I also dedicate today’s song to the birthday celebrant, Dougie Morris, from Cleckheaton in West Yorkshire. Dougie is married to my niece, Carol (my sister Eileen’s daughter). Have a nice birthday, Dougie and leave some room for plenty of cake and ale. Uncle Billy and Sheila xx
Today is ‘April Fools’ Day’ and my song is appropriately titled ‘Why Do Fools Fall in Love’ It is a song that poses a message that I have long and often asked myself, ’Why do fools fall in love’.
This song was an original hit for the New York City-based group Frankie Lymon and the Teenagers in January 1956. It also reached Number 1 on the UK Singles Chart. As a young man, I was constantly finding love in the arms of some impressionable girl. Indeed, I would be hard-pressed to find a time in my life when I wasn’t in love or when I wasn’t in the process of ‘falling in love’ with some young girl or woman whose charms had smitten me to distraction. In fact, I’d go so far as to say that ‘being’ and ‘falling’ in love was to become a constant feature in my life ever since I discovered the sensual pleasures of being in the presence of feminine beauty of coquettish charm.
Whenever I have occasion to recall my conquests, my knockbacks, my bitter disappointments, and any rejections; whenever I remember those testosterone-driven years of youthful exploration around every attractive female I was able to put my hands on, whenever I bring these memories back to mind, I now know why I loved the idea of ‘being in love’. I now possess the seasoned wisdom of an older and more streetwise man and can no longer deceive myself as to the indisputable yet crucial distinction between the messages a male frequently confuses as having been transmitted by his brain and not his balls!

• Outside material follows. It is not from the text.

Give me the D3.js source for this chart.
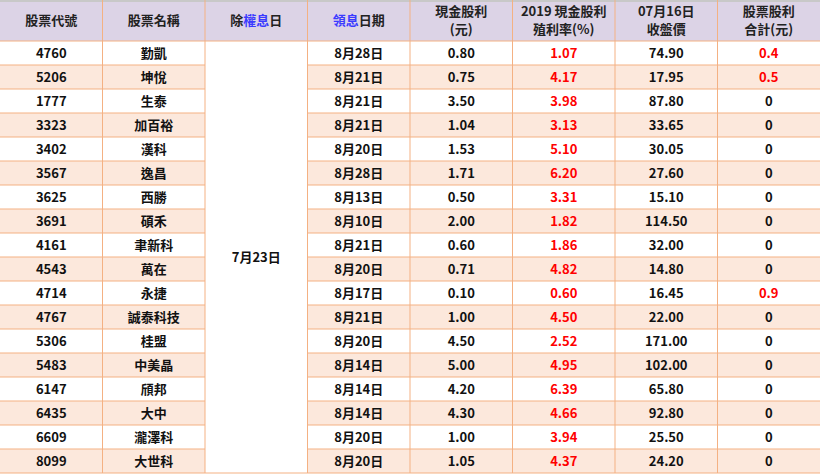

Only growing through the developmental stages of a child, teenager and man enabled my expectations and experiences to match what my mind, body, and feelings were telling me. I was eventually able to distinguish the difference between teenage infatuation and youthful curiosity. Only through emotional growth and increasing age was I able to distinguish between ‘what is’ and ‘what isn’t’; between ‘want’ and ‘need’, between ‘lust’ and ‘love’, between knowing the difference in ‘wanting to be with’ and ‘not wanting to be without’.
I learned that It is not uncommon to find reluctance in ending a sexually satisfying relationship/affair, even when love by both people is no longer present in that relationship. I also discovered how hard it can be for an unhappy wife who never worked outside her home and who is financially dependent on her husband. How difficult it must be to be married to the wealthiest of husbands and enjoy living a luxurious lifestyle, to decide to leave her marriage. It must be hard to leave a loveless marriage in order to pursue one's uncertain future from the penniless position of living off beans daily from inside a grotty flat that isn’t large enough to swing a cat.
Being conditioned to one’s privileged social status and high living standards, and being used to never having to do without anything you want militates against many a married woman ending an unhappy and unfulfilled marriage. Such a radical change in circumstances takes considerable courage to seriously contemplate.
As a Probation Officer, I often came across women in physically abusive relationships with their partners who preferred to stay within that relationship rather than leave it. Some women stayed, not out of fear of leaving a controlling man who regularly beat them, but because of a reluctance to leave a man they still loved and who they wanted to believe would someday change for the better.
Only one’s experience of the pleasant and unpleasant, the good and bad, the disappointing and emotionally devastating, the acceptance and rejection, the satisfying or suicidal; only these experiences can truly inform one whether ‘loving and losing’ is better than ‘never have loved at all’.
As a boy aged nine or ten, I once asked my mum, ‘Why do fools fall in love?’ My mother looked at me, smiled wryly and replied, ‘Because they’re fools, Billy. Because they’re fools!’